I fell down the stairs while holding my child and I’ll never be the same.
That may sound dramatic, but with the amount of blood and screaming that resulted, I think I’m warranted a little drama.
I wasn’t really physically injured, just minor carpet burns and bruises. My 3½ year-old, Harvey, got the worst of it and that’s actually what’s causing me pain.
I really hurt my kiddo.
The saga started when I got the flu. The real flu. And it was bad. I hadn’t hugged or held my son in days, and one night when I was exhausted and weary and he begged for a hug, I gave in ridiculously hoping I wouldn’t get him sick.
We embraced for a minute or two in the kitchen and when I went to put him down, he clung on. He put his head over my shoulder, arms around my neck and legs around my waist.
I’d have stood there forever, but I hadn’t eaten much in a couple days and had already taken nighttime flu meds, so I was quickly losing steam.
I decided to walk him downstairs that way; it was time for teeth brushing and stories, but hugging could still happen. On the second stair, I slipped and my legs shot out in front of me. When my back hit the stairs, his little face struck the cold, hard tile.
Then we tumbled the rest of the way down.
We screamed — his was bloody murder and mine a combination of swears and sorrys. My wife, Elenor, had just made it down safely before us. She immediately scooped him up from my dazed arms.
I handed him over, thinking it was his leg I had hurt. I had felt all my weight on it for several stairs, so I was sure I’d see it dangling. But to my confused surprise, it seemed solidly attached.
It was when she turned around so I could see his face that our scene went from PG-13 to full on R-rated horror. F-words. Screaming. And so much blood.
I shouldn’t have even been holding him.
But I had no time for regret. Within minutes, all three of us were on our way to the emergency department at Primary Children’s Hospital. Harvey, swollen, bruised and bloody, had miraculously calmed a bit.
I had not.
As the nurses triaged him and took his vitals, I found the only available seat — it was on the floor next to the chair in which Elenor and Harvey sat — and I quietly sobbed under my face mask.
I knew he had split the flesh between his upper lip and gums, and we wondered if he had broken his nose. He didn’t look like himself, and it was all my fault.
I’d never forgive myself.
When we got into a hospital room, Harvey asked if his lip was “bending” (I think that was his way of describing the swelling), so I confirmed it definitely was, and turned on my phone’s camera to show him his face.

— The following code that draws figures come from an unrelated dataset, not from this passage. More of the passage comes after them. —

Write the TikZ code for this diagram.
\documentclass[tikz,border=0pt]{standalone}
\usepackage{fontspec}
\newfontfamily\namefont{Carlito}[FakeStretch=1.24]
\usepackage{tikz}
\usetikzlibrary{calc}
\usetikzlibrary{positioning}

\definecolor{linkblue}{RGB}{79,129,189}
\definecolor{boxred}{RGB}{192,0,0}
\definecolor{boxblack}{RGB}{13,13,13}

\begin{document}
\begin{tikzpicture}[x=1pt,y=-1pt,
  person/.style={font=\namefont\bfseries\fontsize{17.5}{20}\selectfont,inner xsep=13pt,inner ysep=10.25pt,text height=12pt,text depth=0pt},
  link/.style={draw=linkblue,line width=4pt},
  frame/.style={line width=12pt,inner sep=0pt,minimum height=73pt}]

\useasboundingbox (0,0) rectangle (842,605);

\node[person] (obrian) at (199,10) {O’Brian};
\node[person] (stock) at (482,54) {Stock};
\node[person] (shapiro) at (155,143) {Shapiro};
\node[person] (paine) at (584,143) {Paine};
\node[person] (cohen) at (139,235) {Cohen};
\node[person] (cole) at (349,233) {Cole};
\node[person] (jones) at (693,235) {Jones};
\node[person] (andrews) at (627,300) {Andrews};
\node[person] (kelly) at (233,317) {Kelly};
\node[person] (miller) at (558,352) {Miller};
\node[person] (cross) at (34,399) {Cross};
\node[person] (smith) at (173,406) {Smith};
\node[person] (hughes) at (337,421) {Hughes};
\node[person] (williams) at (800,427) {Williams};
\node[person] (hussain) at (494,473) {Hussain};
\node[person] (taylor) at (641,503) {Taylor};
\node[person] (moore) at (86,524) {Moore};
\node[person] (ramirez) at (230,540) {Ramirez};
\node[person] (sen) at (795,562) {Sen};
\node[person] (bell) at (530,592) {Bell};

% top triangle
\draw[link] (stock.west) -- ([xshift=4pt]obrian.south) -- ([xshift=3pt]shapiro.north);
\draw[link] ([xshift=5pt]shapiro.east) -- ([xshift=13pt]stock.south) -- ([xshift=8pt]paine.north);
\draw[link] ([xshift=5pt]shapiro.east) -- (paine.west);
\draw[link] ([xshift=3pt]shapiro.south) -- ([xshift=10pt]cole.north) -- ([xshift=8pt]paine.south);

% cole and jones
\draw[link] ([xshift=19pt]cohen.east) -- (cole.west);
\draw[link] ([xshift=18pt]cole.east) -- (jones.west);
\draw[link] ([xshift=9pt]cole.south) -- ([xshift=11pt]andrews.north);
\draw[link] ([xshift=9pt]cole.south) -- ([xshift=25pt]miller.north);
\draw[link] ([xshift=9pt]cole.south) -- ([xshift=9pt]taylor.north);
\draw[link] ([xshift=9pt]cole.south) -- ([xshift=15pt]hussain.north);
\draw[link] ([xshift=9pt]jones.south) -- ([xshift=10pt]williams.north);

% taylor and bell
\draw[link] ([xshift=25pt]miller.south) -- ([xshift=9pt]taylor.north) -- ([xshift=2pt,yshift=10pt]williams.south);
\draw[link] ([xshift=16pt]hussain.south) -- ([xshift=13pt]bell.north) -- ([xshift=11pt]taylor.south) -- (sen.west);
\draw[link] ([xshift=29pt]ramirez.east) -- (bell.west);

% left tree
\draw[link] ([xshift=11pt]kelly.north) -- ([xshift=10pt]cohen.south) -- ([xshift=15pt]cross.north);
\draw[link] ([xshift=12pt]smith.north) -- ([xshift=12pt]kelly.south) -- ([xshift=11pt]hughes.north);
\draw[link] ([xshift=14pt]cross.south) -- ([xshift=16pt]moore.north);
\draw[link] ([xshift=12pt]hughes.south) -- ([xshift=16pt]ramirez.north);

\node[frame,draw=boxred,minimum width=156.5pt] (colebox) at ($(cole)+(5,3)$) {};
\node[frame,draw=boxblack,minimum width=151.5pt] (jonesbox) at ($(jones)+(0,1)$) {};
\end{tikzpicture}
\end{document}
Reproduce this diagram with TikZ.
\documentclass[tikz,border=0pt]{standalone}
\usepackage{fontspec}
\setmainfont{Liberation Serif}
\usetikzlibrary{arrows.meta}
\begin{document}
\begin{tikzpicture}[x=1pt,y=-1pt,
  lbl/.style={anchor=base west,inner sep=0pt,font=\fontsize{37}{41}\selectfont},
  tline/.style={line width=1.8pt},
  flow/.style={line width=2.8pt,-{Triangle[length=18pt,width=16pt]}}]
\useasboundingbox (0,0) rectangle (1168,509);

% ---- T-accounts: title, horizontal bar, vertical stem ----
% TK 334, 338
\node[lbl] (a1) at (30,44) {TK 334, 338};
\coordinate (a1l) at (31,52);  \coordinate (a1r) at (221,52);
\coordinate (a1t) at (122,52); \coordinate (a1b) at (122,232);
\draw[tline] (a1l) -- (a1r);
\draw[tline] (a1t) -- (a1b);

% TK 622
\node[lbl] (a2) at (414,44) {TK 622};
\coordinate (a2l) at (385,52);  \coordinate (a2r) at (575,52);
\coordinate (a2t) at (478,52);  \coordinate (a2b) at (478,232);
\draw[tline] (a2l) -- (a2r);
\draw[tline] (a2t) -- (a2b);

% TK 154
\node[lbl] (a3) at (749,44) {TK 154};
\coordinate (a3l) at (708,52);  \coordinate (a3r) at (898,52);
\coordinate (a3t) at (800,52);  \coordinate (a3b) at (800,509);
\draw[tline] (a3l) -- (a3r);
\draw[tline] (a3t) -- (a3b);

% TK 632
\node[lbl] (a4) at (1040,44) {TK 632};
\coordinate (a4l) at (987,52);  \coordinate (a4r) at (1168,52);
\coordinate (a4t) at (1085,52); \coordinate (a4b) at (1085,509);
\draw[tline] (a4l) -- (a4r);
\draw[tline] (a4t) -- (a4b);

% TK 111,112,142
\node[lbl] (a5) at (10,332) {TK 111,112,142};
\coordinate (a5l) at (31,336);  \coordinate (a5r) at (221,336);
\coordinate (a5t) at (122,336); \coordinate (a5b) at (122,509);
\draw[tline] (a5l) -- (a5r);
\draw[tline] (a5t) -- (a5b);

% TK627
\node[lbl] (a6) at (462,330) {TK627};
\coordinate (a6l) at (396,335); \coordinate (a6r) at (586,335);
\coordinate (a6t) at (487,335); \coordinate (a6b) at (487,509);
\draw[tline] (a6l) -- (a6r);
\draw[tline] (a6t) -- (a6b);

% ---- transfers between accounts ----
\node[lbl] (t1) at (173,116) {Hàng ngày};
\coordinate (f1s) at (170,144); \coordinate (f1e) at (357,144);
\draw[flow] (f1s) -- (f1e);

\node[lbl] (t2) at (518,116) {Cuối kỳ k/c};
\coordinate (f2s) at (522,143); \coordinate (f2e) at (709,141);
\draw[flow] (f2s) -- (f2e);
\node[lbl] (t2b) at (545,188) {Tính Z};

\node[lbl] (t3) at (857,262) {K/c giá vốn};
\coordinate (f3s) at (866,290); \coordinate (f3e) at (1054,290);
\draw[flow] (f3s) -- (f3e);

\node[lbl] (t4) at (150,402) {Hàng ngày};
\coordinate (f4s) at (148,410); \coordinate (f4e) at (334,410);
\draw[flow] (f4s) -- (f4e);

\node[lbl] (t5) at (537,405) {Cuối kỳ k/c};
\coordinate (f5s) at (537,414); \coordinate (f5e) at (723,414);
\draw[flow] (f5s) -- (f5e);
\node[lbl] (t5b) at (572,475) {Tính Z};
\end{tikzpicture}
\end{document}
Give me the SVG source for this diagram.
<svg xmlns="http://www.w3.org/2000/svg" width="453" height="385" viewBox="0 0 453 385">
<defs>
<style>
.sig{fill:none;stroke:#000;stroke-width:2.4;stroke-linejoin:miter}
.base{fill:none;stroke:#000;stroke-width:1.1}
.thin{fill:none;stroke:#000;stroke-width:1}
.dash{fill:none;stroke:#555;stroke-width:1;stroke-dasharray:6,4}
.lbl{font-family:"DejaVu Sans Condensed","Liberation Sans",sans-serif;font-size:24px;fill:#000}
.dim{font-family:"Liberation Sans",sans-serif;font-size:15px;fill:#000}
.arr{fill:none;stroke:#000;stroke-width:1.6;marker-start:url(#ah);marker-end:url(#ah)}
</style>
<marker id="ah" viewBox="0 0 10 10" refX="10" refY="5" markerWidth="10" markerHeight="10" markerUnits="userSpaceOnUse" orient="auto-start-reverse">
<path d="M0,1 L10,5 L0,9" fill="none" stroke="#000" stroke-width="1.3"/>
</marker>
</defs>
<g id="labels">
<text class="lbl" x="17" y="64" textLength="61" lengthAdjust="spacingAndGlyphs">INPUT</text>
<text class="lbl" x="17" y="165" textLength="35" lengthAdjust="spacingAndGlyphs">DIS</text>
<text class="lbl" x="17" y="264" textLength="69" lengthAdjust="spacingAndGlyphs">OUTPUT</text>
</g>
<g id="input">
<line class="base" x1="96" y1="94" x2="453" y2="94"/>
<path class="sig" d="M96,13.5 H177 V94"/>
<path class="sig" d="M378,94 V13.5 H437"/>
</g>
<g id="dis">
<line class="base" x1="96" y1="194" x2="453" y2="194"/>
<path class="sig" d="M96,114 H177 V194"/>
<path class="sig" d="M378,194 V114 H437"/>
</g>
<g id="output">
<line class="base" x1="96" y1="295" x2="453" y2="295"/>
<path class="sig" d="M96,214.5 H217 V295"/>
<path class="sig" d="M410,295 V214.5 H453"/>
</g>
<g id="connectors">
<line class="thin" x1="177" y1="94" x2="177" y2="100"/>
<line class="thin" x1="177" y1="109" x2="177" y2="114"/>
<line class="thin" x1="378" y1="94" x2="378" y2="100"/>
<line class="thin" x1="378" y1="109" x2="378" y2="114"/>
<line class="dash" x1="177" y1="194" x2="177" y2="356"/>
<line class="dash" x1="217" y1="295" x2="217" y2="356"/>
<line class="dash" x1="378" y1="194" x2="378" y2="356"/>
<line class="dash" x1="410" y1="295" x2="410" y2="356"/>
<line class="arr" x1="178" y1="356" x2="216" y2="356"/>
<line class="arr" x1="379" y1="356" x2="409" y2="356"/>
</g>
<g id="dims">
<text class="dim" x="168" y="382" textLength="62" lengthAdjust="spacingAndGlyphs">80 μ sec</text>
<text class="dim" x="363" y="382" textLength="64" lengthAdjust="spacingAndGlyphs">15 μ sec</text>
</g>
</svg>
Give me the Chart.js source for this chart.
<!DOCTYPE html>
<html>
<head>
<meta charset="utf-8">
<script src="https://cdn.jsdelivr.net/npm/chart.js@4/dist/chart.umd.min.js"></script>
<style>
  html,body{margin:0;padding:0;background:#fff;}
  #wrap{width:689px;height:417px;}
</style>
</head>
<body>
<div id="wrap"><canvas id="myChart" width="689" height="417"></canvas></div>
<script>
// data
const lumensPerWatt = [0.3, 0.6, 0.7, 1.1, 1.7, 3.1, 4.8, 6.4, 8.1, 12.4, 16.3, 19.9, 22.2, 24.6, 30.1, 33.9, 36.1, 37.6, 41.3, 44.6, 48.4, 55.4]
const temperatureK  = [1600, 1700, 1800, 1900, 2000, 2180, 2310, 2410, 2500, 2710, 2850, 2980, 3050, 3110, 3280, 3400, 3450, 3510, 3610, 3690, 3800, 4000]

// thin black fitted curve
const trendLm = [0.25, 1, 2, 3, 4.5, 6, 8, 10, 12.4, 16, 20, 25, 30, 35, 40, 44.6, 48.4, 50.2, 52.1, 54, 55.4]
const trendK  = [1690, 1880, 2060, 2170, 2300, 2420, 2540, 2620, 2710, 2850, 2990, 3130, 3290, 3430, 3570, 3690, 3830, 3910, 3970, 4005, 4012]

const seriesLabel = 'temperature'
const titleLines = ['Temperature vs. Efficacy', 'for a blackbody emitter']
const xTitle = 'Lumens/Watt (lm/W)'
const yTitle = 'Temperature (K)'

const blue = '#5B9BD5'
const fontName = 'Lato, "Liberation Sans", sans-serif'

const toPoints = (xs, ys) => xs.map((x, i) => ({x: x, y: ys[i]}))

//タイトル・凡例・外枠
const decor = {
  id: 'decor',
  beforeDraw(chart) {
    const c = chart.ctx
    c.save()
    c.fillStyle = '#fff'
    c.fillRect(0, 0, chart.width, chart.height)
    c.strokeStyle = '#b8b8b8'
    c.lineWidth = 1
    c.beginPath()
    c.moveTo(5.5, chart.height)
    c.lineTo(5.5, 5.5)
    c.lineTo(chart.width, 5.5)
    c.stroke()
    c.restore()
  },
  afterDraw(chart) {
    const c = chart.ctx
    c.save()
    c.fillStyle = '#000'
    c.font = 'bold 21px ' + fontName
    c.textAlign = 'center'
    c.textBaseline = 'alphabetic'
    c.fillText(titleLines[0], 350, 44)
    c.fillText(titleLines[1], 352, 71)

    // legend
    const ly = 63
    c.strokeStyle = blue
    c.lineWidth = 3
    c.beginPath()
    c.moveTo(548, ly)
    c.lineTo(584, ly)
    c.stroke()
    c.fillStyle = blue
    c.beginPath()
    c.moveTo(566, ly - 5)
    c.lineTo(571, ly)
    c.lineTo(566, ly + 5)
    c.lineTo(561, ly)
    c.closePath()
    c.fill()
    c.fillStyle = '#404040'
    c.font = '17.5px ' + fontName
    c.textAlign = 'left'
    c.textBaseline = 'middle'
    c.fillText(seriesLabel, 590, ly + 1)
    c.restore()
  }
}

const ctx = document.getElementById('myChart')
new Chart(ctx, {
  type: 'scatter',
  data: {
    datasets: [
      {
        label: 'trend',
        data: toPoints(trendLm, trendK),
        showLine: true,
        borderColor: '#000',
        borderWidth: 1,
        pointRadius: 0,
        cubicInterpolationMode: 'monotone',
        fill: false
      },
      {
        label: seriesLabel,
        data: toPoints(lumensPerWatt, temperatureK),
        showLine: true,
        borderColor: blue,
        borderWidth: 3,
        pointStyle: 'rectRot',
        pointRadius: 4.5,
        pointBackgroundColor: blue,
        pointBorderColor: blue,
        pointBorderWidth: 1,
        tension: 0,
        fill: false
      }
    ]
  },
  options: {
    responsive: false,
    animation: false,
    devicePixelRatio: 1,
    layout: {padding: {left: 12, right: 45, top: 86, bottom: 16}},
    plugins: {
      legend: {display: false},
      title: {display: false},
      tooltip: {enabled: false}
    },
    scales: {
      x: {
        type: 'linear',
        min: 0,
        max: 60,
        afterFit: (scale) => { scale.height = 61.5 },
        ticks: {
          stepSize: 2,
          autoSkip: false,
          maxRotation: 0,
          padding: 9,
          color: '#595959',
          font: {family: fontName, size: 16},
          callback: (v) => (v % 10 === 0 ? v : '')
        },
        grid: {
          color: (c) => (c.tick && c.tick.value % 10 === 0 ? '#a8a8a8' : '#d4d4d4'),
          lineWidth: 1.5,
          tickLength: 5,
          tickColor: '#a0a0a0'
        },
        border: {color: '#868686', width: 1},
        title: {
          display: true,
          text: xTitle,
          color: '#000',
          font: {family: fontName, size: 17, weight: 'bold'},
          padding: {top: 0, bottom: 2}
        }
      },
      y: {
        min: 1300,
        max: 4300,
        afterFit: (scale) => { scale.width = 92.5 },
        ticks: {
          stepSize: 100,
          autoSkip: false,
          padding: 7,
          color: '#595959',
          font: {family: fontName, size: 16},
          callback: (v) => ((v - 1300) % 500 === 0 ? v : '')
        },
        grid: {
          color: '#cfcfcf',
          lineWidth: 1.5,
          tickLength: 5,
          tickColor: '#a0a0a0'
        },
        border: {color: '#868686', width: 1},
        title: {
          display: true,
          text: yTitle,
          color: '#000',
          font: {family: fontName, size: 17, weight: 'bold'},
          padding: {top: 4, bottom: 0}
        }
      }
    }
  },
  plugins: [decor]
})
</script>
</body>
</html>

As he looked at his reflection, the most miraculous thing happened: His expression went from concerned and curious to warm and smiley.
A real smile. He was pleased.
And he was fine, the docs confirmed. All of his teeth were strong. No broken bones. And the mouth tear would heal with a couple days of a soft diet. The damage was nothing a little time wouldn’t take care of, they reassured us.
“For him,” I thought.
I’m another story. My damage will linger.
But as the days have passed and his injuries have faded, I’ve tried to think less about our fall and more about the moment when he smiled into the camera. And I’ve realized that his resilience can inspire my own.
So, while I hope to never fall with him again, I’m fine knowing I’ll fall for him a million more times.